Ces règles concernant également le diffuseur, le CDJM a adressé le 8 novembre 2023 à M. Thierry Thuillier, directeur général adjoint Information du Groupe TF1, directeur général de LCI, avec copie à Mme Elkrief, un courrier les informant de la mise à l’étude de cette saisine et les invitant à faire connaître leurs observations.
Le 20 novembre 2023, M. Fabien Namias, directeur général adjoint de LCI a répondu au CDJM. Il récuse la démarche du CDJM, et, sur le fond, considère que « les griefs formulés reviennent à remettre en cause l’analyse qu’une journaliste a pu faire de la liberté d’information (en l’espèce la question de savoir sur cette séquence a été ou non favorable à telle ou telle personnalité ou parti politique) ».
Analyse du CDJM
➔ La chronique « Parti pris » de Mme Ruth Elkrief du 31 août 2023 est consacrée à l’événement politique intervenu la veille et tard dans la nuit, la « rencontre de Saint-Denis » organisée par le président de la République. Mme Elkrief estime que cette rencontre est un succès. Elle en décrit des détails, la façon dont le Président a géré l’ordre du jour, l’ambiance pendant les échanges et les interruptions de séance, et fait écouter des commentaires de M. François Bayrou, président du Modem, de M. Clément Beaune, alors ministre des Transports, et de M. Fabien Roussel, secrétaire national du Parti communiste français.
Mme Elkrief évoque M. Jordan Bardella, le président du Rassemblement national, en ces termes, à 1 h 40 min 30 s de la vidéo : « Jordan Bardella fait impression parce que, comme il était inspiré par ses études qu’il avait fait[es] à ce collège de la Légion d’honneur, il a fait une bonne copie, tout le monde l’a reconnu. » Elle tire enfin les conclusions pour les uns et les autres et notamment pour M. Emmanuel Macron en insistant, extraits de déclarations de participants à l’appui, sur le fait que dialoguer entre opposition et gouvernement « c’est la vraie vie, la vie normale d’une démocratie civilisée », mais que « dès qu’ils sont sortis la parenthèse enchantée a été terminée ».
➔ Le CDJM observe que dans sa saisine, M. Mollard porte des appréciations sur cet éditorial qui sont des commentaires opposés à l’analyse que fait Mme Elkrief. Il conteste par exemple l’expression de la journaliste « M. Bardella a fait impression » en interrogeant : « À qui ? On ne le sait pas. » Ces critiques mettent en cause un choix éditorial et rédactionnel et la liberté de ton reconnue des éditorialistes. Elles ne relèvent pas de la déontologie du journalisme. Le grief d’inexactitude ne peut donc pas être retenu sur ce point.

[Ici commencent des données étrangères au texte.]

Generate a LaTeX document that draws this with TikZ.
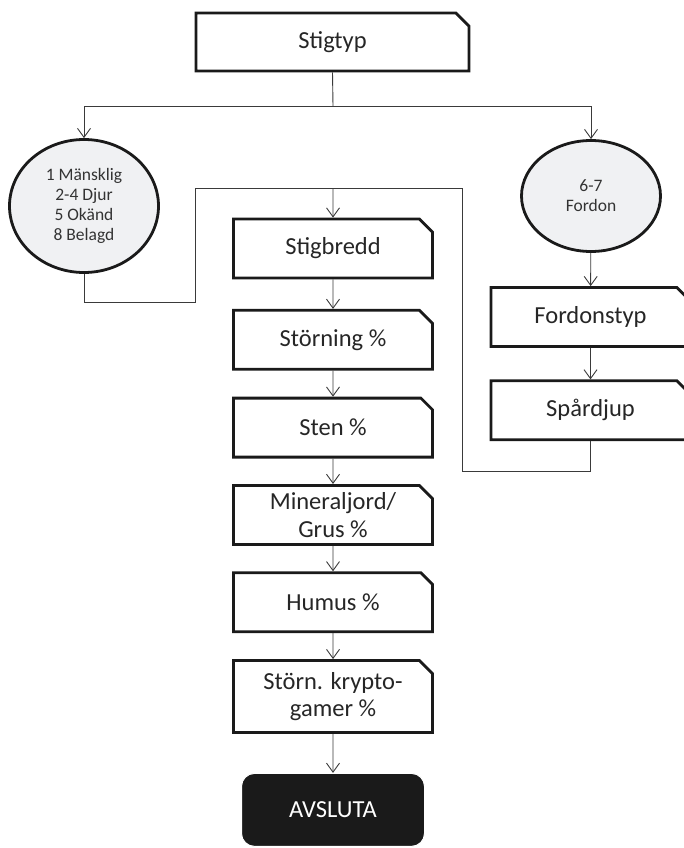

➔ Concernant le parcours scolaire de M. Bardella, le CDJM note que celui-ci a fait ses études secondaires au lycée privé Jean-Baptiste-de-la-Salle de Saint-Denis (lire cet article publié par des étudiants de l’École de journalisme de Science Po et sa notice Wikipédia). Par ailleurs, on lit sur le site de la Grande Chancellerie de la Légion d’honneur que « le projet éducatif des maisons d’éducation de la Légion d’honneur a pour ambition de former des jeunes filles bien dans leur époque et de les préparer à leur vie future dans le respect des valeurs morales de l’institution » et que « la maison d’éducation de Saint-Denis accueille plus de 400 lycéennes en internat. L’exigence de sa mission éducative place l’établissement parmi les plus performants avec 100 % de réussite au baccalauréat ».
Il est clair que M. Bardella n’a pas fait ses études à la Maison de la Légion d’honneur de Saint-Denis qui n’accueille que des jeunes filles, et qu’il est inexact de le dire. Le grief d’inexactitude peut donc être retenu sur ce point.
À la connaissance du CDJM, cette erreur n’a pas été corrigée dans les éditions ultérieures de la chronique de Mme Elkrief. La page du site de TF1 proposant le visionnage de l’émission, toujours accessible le 9 janvier 2024, ne porte aucune mention indiquant une rectification de l’information erronée.
Conclusion
Le CDJM, réuni le 9 janvier 2024 en séance plénière, estime que l’obligation déontologique d’exactitude n’a pas été respectée sur un point de l’intervention de Mme Elkrief, ainsi que celle imposant de rectifier rapidement une erreur.
La saisine est déclarée partiellement fondée.
Cet avis a été adopté par consensus.